WRITTEN PROBLEM:
Copy out, with no alterations, the lines below running from the one containing "Rebuild this chart" to the one containing "return (r * k, g * k, b * k)", inclusive at each end; pictures are omitted.

PROVIDED ENTRIES:
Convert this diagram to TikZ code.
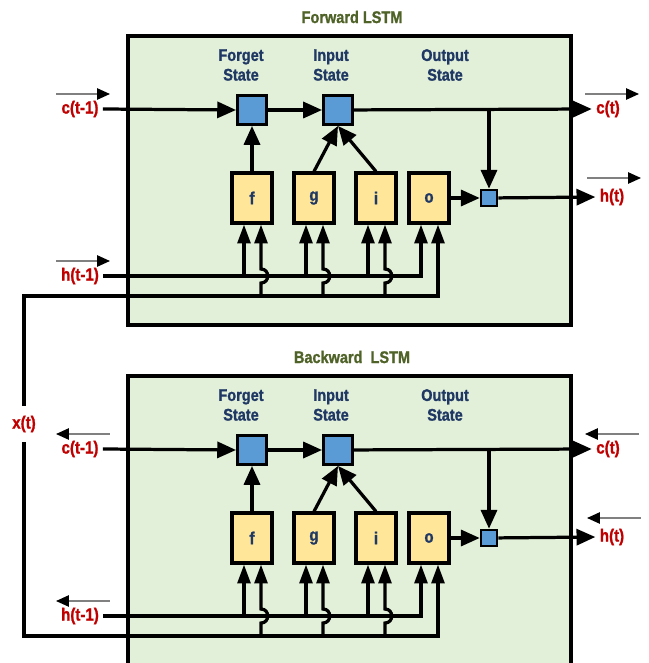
\documentclass[tikz,border=0pt]{standalone}
\usepackage{fontspec}
\setmainfont{Liberation Sans}[FakeStretch=0.86, BoldFeatures={FakeBold=1.2}]
\usepackage{tikz}
\usetikzlibrary{arrows.meta,positioning,calc}
\definecolor{CellGreen}{HTML}{E2EFD9}
\definecolor{GateGold}{HTML}{FFE699}
\definecolor{StateBlue}{HTML}{5B9BD5}
\definecolor{SignalRed}{HTML}{C00000}
\definecolor{StateNavy}{HTML}{1F3864}
\definecolor{TitleOlive}{HTML}{4F6228}
\tikzset{
    % one unit of the picture is one pixel of the original figure
    cellbox/.style={
        draw=black,
        fill=CellGreen,
        line width=2.3pt
    },
    gatebox/.style={
        rectangle,
        draw=black,
        fill=GateGold,
        line width=2.2pt,
        minimum width=1.0cm,
        minimum height=1.25cm,
        font=\bfseries\fontsize{12.5}{14}\selectfont,
        text=StateNavy
    },
    statebox/.style={
        rectangle,
        draw=black,
        fill=StateBlue,
        line width=2.2pt,
        minimum size=0.72cm
    },
    mulbox/.style={
        rectangle,
        draw=black,
        fill=StateBlue,
        line width=1.8pt,
        minimum size=0.4cm
    },
    sigtext/.style={
        font=\bfseries\fontsize{12.5}{14}\selectfont,
        text=SignalRed,
        inner xsep=3pt
    },
    statetext/.style={
        font=\bfseries\fontsize{12}{14}\selectfont,
        text=StateNavy,
        align=center
    },
    titletext/.style={
        font=\bfseries\fontsize{12}{14}\selectfont,
        text=TitleOlive
    },
    flow/.style={
        line width=2.3pt,
        -{Triangle[length=0.47cm,width=0.4cm]}
    },
    feed/.style={
        line width=2.3pt,
        -{Triangle[length=0.47cm,width=0.32cm]}
    },
    vec/.style={
        draw=gray,
        line width=1.1pt
    },
    vecright/.style={-{Triangle[length=0.32cm,width=0.28cm,color=black]}},
    vecleft/.style={{Triangle[length=0.32cm,width=0.28cm,color=black]}-}
}
\begin{document}
\begin{tikzpicture}[x=0.025cm, y=-0.025cm]
    \useasboundingbox (0,0) rectangle (649,663);
    % input shared by both cells
    \node[sigtext, inner ysep=7pt] (xt) at (24,424) {x(t)};

    \foreach \p/\dy/\bot/\title/\vdir in {fw/0/325/Forward LSTM/vecright, bw/340/330/Backward~~LSTM/vecleft}{
    \begin{scope}[shift={(0,\dy)}]
        \draw[cellbox] (128,36) rectangle (571,\bot);
        \node[titletext] (\p-title) at (352,17) {\title};

        % state labels
        \node[statetext] (\p-fst) at (241,65) {Forget\\State};
        \node[statetext] (\p-ist) at (331,65) {Input\\State};
        \node[statetext] (\p-ost) at (445,65) {Output\\State};

        % cell state and gates
        \node[statebox] (\p-fs) at (252,110) {};
        \node[statebox] (\p-is) at (338,110) {};
        \node[mulbox] (\p-ms) at (489,198) {};
        \node[gatebox] (\p-f) at (252,198) {f};
        \node[gatebox] (\p-g) at (314,198) {g};
        \node[gatebox] (\p-i) at (376,198) {i};
        \node[gatebox] (\p-o) at (429,198) {o};

        % signals in and out
        \node[sigtext] (\p-cin) at (80,109) {c(t-1)};
        \node[sigtext] (\p-hin) at (80,276) {h(t-1)};
        \node[sigtext] (\p-cout) at (608,109) {c(t)};
        \node[sigtext] (\p-hout) at (612,197) {h(t)};
        \draw[vec, \vdir] ($(\p-cin)+(-24,-15)$) -- ++(54,0);
        \draw[vec, \vdir] ($(\p-hin)+(-24,-15)$) -- ++(54,0);
        \draw[vec, \vdir] ($(\p-cout)+(-23,-15)$) -- ++(54,0);
        \draw[vec, \vdir] ($(\p-hout)+(-25,-19)$) -- ++(54,0);

        \coordinate (\p-xrow) at (0,296);
        \foreach \gate in {f,g,i,o}{
            \coordinate (\p-\gate-l) at ($(\p-\gate.south)+(-8,0)$);
            \coordinate (\p-\gate-r) at ($(\p-\gate.south)+(9,0)$);
        }

        % cell state line
        \draw[flow] (\p-cin.east) -- (\p-fs.west);
        \draw[flow] (\p-fs) -- (\p-is);
        \draw[flow] (\p-is) -- (\p-cout.west);
        \draw[flow] (\p-is.east -| \p-ms) -- (\p-ms);

        % gates to states
        \draw[flow] (\p-f) -- (\p-fs);
        \draw[flow] (\p-g.north) -- (\p-is.south);
        \draw[flow] (\p-i.north) -- (\p-is.south);
        \draw[flow] (\p-o) -- (\p-ms);
        \draw[flow] (\p-ms) -- (\p-hout.west);

        % h(t-1) and x(t) into the gates
        \draw[feed] (\p-hin.east) -| (\p-o-l);
        \draw[feed] (xt) |- (\p-o-r |- \p-xrow) -- (\p-o-r);
        \foreach \gate in {f,g,i}{
            \draw[feed] (\p-\gate-l |- \p-hin) -- (\p-\gate-l);
            \draw[feed] (\p-\gate-r |- \p-xrow) -- ++(0,-13)
                .. controls +(9,0) and +(9,0) .. ++(0,-14) -- (\p-\gate-r);
        }
    \end{scope}
    }
\end{tikzpicture}
\end{document}
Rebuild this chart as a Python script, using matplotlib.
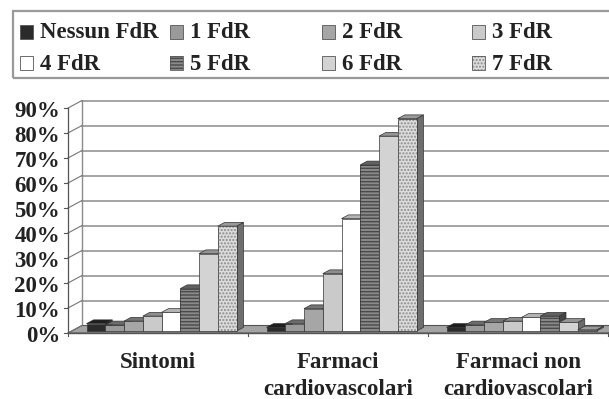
import matplotlib
matplotlib.use("Agg")
import matplotlib.pyplot as plt
from matplotlib.patches import Polygon, Rectangle
import numpy as np

plt.rcParams['font.family'] = ['Liberation Serif', 'DejaVu Serif']
plt.rcParams['font.weight'] = 'bold'

categories = ['Sintomi', 'Farmaci\ncardiovascolari', 'Farmaci non\ncardiovascolari']
series = ['Nessun FdR', '1 FdR', '2 FdR', '3 FdR', '4 FdR', '5 FdR', '6 FdR', '7 FdR']

# percent of patients per group, one list per risk-factor count
nessun = [3, 1.5, 1.5]
fdr1 = [2.5, 3, 2.5]
fdr2 = [4, 9, 3.5]
fdr3 = [6, 23, 4]
fdr4 = [7.5, 45, 5.5]
fdr5 = [17, 66.5, 6]
fdr6 = [31, 78, 3.5]
fdr7 = [42, 85, 0.5]
values = [nessun, fdr1, fdr2, fdr3, fdr4, fdr5, fdr6, fdr7]

yticks = np.arange(0, 91, 10)

faces = ['#2b2b2b', '#9a9a9a', '#a6a6a6', '#cacaca', '#ffffff', '#8a8a8a', '#d3d3d3', '#dcdcdc']
hatches = [None, None, None, None, None, '-----', None, '.....']
hatch_cols = [None, None, None, None, None, '#4a4a4a', None, '#8a8a8a']

W, H = 609, 399
fig = plt.figure(figsize=(W / 100, H / 100), dpi=100)
ax = fig.add_axes([0, 0, 1, 1])
# data units: one category = 180 px, 1% = 2.5 px; origin at px (68, 333)
ax.set_xlim(-68 / 180, (W - 68) / 180)
ax.set_ylim((333 - H) / 2.5, 333 / 2.5)
ax.axis('off')

dx, dy = 14 / 180, 3.0   # depth of the 3D box
ncat = len(categories)
fs = 16.5

def shade(c, k):
    r, g, b = matplotlib.colors.to_rgb(c)
    return (r * k, g * k, b * k)

# floor
ax.add_patch(Polygon([(0, 0), (ncat, 0), (ncat + dx, dy), (dx, dy)],
                     closed=True, fc='#a4a4a4', ec='#555555', lw=0.8, zorder=1))
# back wall gridlines, side wall and diagonal ticks
for v in yticks:
    ax.plot([dx, ncat + dx], [v + dy, v + dy], color='#8c8c8c', lw=1.1, zorder=0.5)
    ax.plot([0, dx], [v, v + dy], color='#777777', lw=0.8, zorder=2)
    ax.plot([-0.022, 0], [v, v], color='#555555', lw=0.8, zorder=2)
    ax.text(-0.044, v - 1.5, '%d%%' % v, ha='right', va='center',
            fontsize=fs, color='#222222')
ax.plot([dx, dx], [dy, 90 + dy], color='#8c8c8c', lw=1.0, zorder=0.5)
ax.plot([0, 0], [0, 90], color='#555555', lw=0.9, zorder=2)
ax.plot([0, ncat], [0, 0], color='#555555', lw=1.0, zorder=2)
for i in range(ncat + 1):
    ax.plot([i, i], [0, -1.2], color='#555555', lw=0.8, zorder=2)

# bars
bw = 18.75 / 180
side = 15 / 180
f, d = 0.25, 0.5
z = 3
for g in range(ncat):
    for k in range(len(series)):
        v = values[k][g]
        x0 = g + side + k * bw + f * dx
        y0 = f * dy
        x1 = x0 + bw
        y1 = y0 + v
        ox, oy = d * dx, d * dy
        front = [(x0, y0), (x1, y0), (x1, y1), (x0, y1)]
        top = [(x0, y1), (x1, y1), (x1 + ox, y1 + oy), (x0 + ox, y1 + oy)]
        sidef = [(x1, y0), (x1 + ox, y0 + oy), (x1 + ox, y1 + oy), (x1, y1)]
        fc = faces[k]
        ax.add_patch(Polygon(sidef, closed=True, fc=shade(fc, 0.5), ec='#333333', lw=0.5, zorder=z))
        ax.add_patch(Polygon(top, closed=True, fc=shade(fc, 0.7), ec='#333333', lw=0.5, zorder=z))
        if hatches[k]:
            ax.add_patch(Polygon(front, closed=True, fc=fc, ec=hatch_cols[k], lw=0,
                                 hatch=hatches[k], zorder=z))
            ax.add_patch(Polygon(front, closed=True, fill=False, ec='#333333', lw=0.5, zorder=z))
        else:
            ax.add_patch(Polygon(front, closed=True, fc=fc, ec='#333333', lw=0.5, zorder=z))
        z += 1

for g, name in enumerate(categories):
    ax.text(g + 0.5, -7.4, name, ha='center', va='top', fontsize=fs,
            color='#222222', linespacing=1.42)

# legend box, drawn in pixel units
def px(x, y):
    return x / W, 1 - y / H

fig.patches.append(Rectangle(px(13, 78), (W + 5 - 13) / W, 67 / H, transform=fig.transFigure,
                             fill=False, ec='#9a9a9a', lw=1.6))
col_x = [20, 170, 322, 472]
row_y = [32, 63]
for k, name in enumerate(series):
    cx = col_x[k % 4]
    cy = row_y[k // 4]
    p = Rectangle(px(cx, cy + 6.5), 13 / W, 13 / H, transform=fig.transFigure,
                  fc=faces[k], ec=hatch_cols[k] or '#555555', lw=0.6 if not hatches[k] else 0,
                  hatch=hatches[k])
    fig.patches.append(p)
    if hatches[k]:
        fig.patches.append(Rectangle(px(cx, cy + 6.5), 13 / W, 13 / H, transform=fig.transFigure,
                                     fill=False, ec='#555555', lw=0.6))
    tx, ty = px(cx + 20, cy + 1)
    fig.text(tx, ty, name, ha='left', va='center', fontsize=fs, color='#222222')

fig.savefig('out.png', dpi=100)
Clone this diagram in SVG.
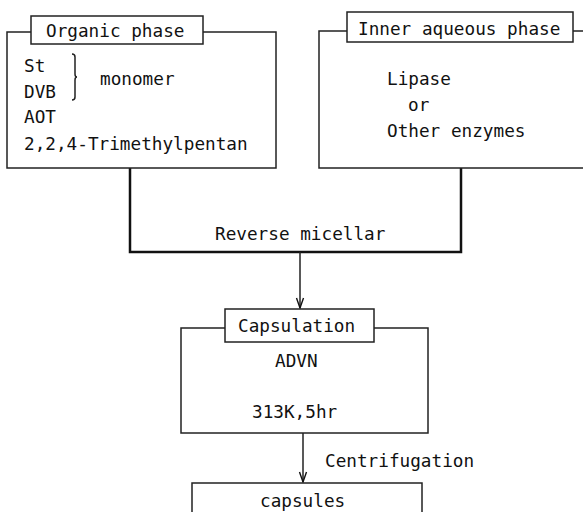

OUTPUT FOR THIS TASK:
Rebuild this chart as a Python script, using matplotlib.
import matplotlib
matplotlib.use("Agg")
import matplotlib.pyplot as plt
from matplotlib.patches import Polygon, Rectangle
import numpy as np

plt.rcParams['font.family'] = ['Liberation Serif', 'DejaVu Serif']
plt.rcParams['font.weight'] = 'bold'

categories = ['Sintomi', 'Farmaci\ncardiovascolari', 'Farmaci non\ncardiovascolari']
series = ['Nessun FdR', '1 FdR', '2 FdR', '3 FdR', '4 FdR', '5 FdR', '6 FdR', '7 FdR']

# percent of patients per group, one list per risk-factor count
nessun = [3, 1.5, 1.5]
fdr1 = [2.5, 3, 2.5]
fdr2 = [4, 9, 3.5]
fdr3 = [6, 23, 4]
fdr4 = [7.5, 45, 5.5]
fdr5 = [17, 66.5, 6]
fdr6 = [31, 78, 3.5]
fdr7 = [42, 85, 0.5]
values = [nessun, fdr1, fdr2, fdr3, fdr4, fdr5, fdr6, fdr7]

yticks = np.arange(0, 91, 10)

faces = ['#2b2b2b', '#9a9a9a', '#a6a6a6', '#cacaca', '#ffffff', '#8a8a8a', '#d3d3d3', '#dcdcdc']
hatches = [None, None, None, None, None, '-----', None, '.....']
hatch_cols = [None, None, None, None, None, '#4a4a4a', None, '#8a8a8a']

W, H = 609, 399
fig = plt.figure(figsize=(W / 100, H / 100), dpi=100)
ax = fig.add_axes([0, 0, 1, 1])
# data units: one category = 180 px, 1% = 2.5 px; origin at px (68, 333)
ax.set_xlim(-68 / 180, (W - 68) / 180)
ax.set_ylim((333 - H) / 2.5, 333 / 2.5)
ax.axis('off')

dx, dy = 14 / 180, 3.0   # depth of the 3D box
ncat = len(categories)
fs = 16.5

def shade(c, k):
    r, g, b = matplotlib.colors.to_rgb(c)
    return (r * k, g * k, b * k)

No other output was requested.